Last week saw a heartening reminder of what nations can do together, a primer in how different government agencies can cooperate both with the private sector and with each other in an all-out, no-expense-spared attempt to save lives.
In a matter of days, aircraft and a flotilla of rescue ships assembled some 400 miles off the coast of Newfoundland, searching for a craft hardly much bigger than a minivan that had been lost somewhere in one of the most unforgiving and remote areas of the planet.
The search field in the North Atlantic had a depth of some 12,500 feet, all the way down to the cold and dark place where the Titanic had rested since it hit an iceberg in April 1912. This was far different than a typical Coast Guard rescue with watercraft on the ocean’s surface, or a salvage from a few hundred feet.
The time-bound rescue effort, which captivated most of the planet, involved close cooperation between U.S. and Canadian authorities, between Navy and Coast Guards, government officials and private businesses. It involved teams and equipment from at least five countries: Canada, the U.S. Britain, France and Germany. Search gear arrived at breakneck speed for rescue teams, including remotely operated underwater vehicles, salvage machinery capable of lifting the Titan from the ocean bed, decompression chambers and specialized health care facilities. Though distraught, family members must have felt enormous comfort and gratitude for the scale and competence of this international response, even though the chance of finding people alive was remote from the start.
There was another extraordinary aspect to this story. On Thursday it emerged that the U.S. Navy had “detected an acoustic signature consistent with an implosion” on the previous Sunday, a remarkable piece of detection in itself but also an indicator that the hope of finding the five men on the Titan alive was remote indeed.

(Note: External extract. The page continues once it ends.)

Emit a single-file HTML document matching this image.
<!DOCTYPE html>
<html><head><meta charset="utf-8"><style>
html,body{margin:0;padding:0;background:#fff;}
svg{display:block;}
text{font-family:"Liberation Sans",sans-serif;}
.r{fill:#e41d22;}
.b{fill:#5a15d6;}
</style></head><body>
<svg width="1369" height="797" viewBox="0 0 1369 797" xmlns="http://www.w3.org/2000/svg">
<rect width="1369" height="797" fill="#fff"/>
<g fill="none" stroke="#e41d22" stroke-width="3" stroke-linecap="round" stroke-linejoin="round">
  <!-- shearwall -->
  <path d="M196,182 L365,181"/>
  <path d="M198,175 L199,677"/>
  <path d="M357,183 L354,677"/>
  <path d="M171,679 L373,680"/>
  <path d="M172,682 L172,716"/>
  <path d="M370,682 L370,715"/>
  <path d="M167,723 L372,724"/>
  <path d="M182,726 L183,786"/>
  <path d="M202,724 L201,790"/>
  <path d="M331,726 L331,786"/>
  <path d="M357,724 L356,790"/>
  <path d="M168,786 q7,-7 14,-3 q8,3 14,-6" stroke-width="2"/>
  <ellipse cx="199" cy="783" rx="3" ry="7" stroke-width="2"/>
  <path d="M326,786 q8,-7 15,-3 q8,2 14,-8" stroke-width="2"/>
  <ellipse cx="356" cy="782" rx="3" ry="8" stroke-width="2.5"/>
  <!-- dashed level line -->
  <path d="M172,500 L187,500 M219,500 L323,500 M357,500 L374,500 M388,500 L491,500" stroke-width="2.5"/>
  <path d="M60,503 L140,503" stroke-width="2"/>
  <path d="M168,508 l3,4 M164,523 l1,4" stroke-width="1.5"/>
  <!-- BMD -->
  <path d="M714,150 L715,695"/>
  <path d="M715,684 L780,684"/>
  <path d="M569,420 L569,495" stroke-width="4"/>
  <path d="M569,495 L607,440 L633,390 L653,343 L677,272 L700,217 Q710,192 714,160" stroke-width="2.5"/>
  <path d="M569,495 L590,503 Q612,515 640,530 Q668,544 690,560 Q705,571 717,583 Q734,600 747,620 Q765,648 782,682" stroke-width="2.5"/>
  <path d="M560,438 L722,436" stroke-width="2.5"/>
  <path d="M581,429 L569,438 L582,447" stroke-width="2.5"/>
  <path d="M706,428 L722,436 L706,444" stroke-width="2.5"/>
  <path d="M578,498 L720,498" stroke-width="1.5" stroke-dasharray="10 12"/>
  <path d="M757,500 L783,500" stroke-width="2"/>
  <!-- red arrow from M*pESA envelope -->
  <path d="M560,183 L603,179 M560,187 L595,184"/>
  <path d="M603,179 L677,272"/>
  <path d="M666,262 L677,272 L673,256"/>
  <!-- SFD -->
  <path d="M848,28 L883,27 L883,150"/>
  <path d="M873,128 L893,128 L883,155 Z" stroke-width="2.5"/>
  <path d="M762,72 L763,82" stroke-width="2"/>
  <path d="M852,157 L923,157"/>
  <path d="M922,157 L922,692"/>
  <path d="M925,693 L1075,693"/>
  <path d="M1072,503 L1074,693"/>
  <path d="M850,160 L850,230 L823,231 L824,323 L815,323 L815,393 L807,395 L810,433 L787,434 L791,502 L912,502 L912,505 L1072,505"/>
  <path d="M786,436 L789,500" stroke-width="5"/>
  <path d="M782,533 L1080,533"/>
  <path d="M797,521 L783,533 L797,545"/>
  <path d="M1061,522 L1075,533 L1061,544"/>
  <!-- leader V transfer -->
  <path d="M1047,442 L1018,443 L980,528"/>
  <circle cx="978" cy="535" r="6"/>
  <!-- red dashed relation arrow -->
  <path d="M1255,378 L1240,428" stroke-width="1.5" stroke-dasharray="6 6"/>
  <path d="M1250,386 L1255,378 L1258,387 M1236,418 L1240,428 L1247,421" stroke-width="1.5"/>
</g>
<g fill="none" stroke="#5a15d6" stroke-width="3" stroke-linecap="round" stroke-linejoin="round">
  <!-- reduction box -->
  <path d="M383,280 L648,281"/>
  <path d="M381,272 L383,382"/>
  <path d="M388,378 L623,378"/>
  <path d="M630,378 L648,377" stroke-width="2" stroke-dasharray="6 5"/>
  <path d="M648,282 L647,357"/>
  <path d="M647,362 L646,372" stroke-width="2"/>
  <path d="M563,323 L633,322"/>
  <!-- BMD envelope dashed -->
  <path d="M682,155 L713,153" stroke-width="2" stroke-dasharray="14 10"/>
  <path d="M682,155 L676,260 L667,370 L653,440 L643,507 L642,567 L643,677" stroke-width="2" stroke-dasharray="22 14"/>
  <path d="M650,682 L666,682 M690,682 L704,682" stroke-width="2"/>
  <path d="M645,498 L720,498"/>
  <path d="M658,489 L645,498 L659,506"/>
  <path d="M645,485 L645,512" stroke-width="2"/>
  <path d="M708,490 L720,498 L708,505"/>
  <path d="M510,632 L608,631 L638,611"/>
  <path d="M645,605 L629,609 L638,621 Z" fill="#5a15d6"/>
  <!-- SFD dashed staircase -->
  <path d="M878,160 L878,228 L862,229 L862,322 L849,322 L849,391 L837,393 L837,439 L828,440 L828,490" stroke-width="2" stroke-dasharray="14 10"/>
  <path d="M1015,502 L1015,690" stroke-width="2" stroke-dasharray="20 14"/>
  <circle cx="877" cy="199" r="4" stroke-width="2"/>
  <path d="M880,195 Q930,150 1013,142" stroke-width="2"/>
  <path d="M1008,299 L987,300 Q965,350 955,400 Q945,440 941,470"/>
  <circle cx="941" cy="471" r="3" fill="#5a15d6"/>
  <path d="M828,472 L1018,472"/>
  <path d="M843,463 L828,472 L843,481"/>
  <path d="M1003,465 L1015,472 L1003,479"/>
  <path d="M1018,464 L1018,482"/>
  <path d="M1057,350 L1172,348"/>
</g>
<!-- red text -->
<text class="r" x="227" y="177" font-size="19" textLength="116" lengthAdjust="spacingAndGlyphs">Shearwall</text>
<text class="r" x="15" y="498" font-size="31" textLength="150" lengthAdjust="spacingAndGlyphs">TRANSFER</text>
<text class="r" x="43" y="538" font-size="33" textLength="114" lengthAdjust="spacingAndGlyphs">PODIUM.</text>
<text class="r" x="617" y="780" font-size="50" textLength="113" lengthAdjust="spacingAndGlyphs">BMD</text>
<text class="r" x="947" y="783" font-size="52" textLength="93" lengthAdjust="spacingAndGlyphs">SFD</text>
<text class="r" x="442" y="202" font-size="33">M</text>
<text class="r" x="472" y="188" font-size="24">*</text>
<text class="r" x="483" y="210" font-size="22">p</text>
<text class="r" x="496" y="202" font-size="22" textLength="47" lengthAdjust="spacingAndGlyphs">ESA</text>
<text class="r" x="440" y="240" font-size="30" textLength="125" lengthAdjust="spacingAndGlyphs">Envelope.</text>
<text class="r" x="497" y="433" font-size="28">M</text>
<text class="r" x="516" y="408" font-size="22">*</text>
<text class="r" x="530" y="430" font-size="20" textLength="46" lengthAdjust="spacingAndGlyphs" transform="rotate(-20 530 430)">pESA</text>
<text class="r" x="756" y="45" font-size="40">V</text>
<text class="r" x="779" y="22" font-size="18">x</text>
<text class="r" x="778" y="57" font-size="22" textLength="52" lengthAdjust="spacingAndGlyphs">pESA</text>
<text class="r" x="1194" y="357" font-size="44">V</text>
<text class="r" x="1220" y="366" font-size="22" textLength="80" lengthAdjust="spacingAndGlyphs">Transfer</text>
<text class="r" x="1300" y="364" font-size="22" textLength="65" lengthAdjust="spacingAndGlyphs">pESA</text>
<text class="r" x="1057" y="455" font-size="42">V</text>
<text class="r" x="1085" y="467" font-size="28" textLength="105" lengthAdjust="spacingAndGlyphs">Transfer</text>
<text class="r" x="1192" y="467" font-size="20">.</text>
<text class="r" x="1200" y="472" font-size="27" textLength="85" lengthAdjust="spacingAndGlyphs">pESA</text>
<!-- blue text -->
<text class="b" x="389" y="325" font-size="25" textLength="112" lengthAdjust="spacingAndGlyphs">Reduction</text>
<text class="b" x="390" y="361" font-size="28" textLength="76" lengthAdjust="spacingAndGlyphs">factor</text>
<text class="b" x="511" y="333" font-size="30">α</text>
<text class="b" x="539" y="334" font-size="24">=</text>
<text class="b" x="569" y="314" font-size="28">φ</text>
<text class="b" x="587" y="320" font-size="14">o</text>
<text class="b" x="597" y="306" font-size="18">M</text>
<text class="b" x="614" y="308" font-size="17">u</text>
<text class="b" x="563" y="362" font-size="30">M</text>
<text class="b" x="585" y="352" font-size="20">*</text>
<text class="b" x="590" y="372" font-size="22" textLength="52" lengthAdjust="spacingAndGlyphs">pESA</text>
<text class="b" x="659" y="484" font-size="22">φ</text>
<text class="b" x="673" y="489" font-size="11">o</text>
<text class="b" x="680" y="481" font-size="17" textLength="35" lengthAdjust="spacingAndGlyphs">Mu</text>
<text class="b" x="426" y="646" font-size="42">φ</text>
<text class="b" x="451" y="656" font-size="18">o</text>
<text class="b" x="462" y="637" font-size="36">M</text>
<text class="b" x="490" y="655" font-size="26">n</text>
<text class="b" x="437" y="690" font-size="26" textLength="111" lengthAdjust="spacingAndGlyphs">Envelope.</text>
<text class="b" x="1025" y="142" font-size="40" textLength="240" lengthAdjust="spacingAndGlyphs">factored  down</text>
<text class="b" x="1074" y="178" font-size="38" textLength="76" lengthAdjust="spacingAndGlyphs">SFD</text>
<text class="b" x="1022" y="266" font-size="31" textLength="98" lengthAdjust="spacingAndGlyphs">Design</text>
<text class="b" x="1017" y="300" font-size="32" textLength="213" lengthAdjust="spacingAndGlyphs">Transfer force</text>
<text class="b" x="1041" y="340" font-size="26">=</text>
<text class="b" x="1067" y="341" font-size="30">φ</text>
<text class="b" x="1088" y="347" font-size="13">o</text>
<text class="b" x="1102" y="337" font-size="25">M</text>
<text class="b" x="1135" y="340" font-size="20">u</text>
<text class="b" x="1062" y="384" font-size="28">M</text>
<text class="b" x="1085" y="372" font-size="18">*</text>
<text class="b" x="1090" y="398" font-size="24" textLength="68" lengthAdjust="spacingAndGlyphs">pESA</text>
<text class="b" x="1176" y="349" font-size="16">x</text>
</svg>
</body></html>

Although the Navy relayed this information to the Coast Guard command, it was decided that the evidence was insufficiently definitive to call off the search and rescue operation. In other words, the sounds might not have come from the lost craft. So the rescue effort continued.

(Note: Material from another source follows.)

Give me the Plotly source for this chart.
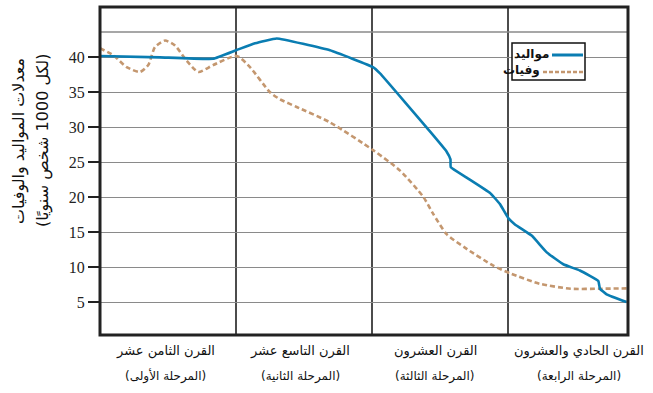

Remarkably, given the massive amount of attention, all of this was kept discreet, both out of compassion for the families and as a consequence of the rescuers’ creed that where there is a chance, you keep going. It was only once a remotely operated vehicle found the debris field, which the U.S. Navy had anticipated, that the search was called off and the lives declared lost.
Questions remain about the level of danger surrounding this tourist expedition, the payoff of which appeared to be little more than the chance to gawk at a watery graveyard through a shared porthole, along with who should pay the enormous costs of the search and rescue effort.
As privately funded and operated trips into space and into the ocean’s depths proliferate, there’s a need to debate certification procedures, especially when those journeys are destined for places yet to be explored. Clearly, there are rich folks who feel like they have bought everything they can buy on terra firma, and who crave the sensation of risk and danger. Predictably, entrepreneurial outfits have emerged to serve them.
We respect the spirit of the adventurer. But paying for a costly, dangerous ride is not the same thing as genuine exploration, even if those tourists convince themselves otherwise. Perhaps some of our fellow humans need saving from their own desires.
Nonetheless, had that been your loved one lost in the Atlantic Ocean, you surely would hope for the kind of rescue effort that took place over the last several days.
But the most heartening thing here was the absence of bureaucratic squabbling and the determination to try to save lives while holding back questions for later. This was an example of what governments do best. They moved like lightning, ably supported by a private sector that had the needed technology.
Everyone wishes an outcome that did not add more deaths to the legacy of Titanic. That said, there were brave human rescuers then, and there are those rescuers now. We can be thankful for their service.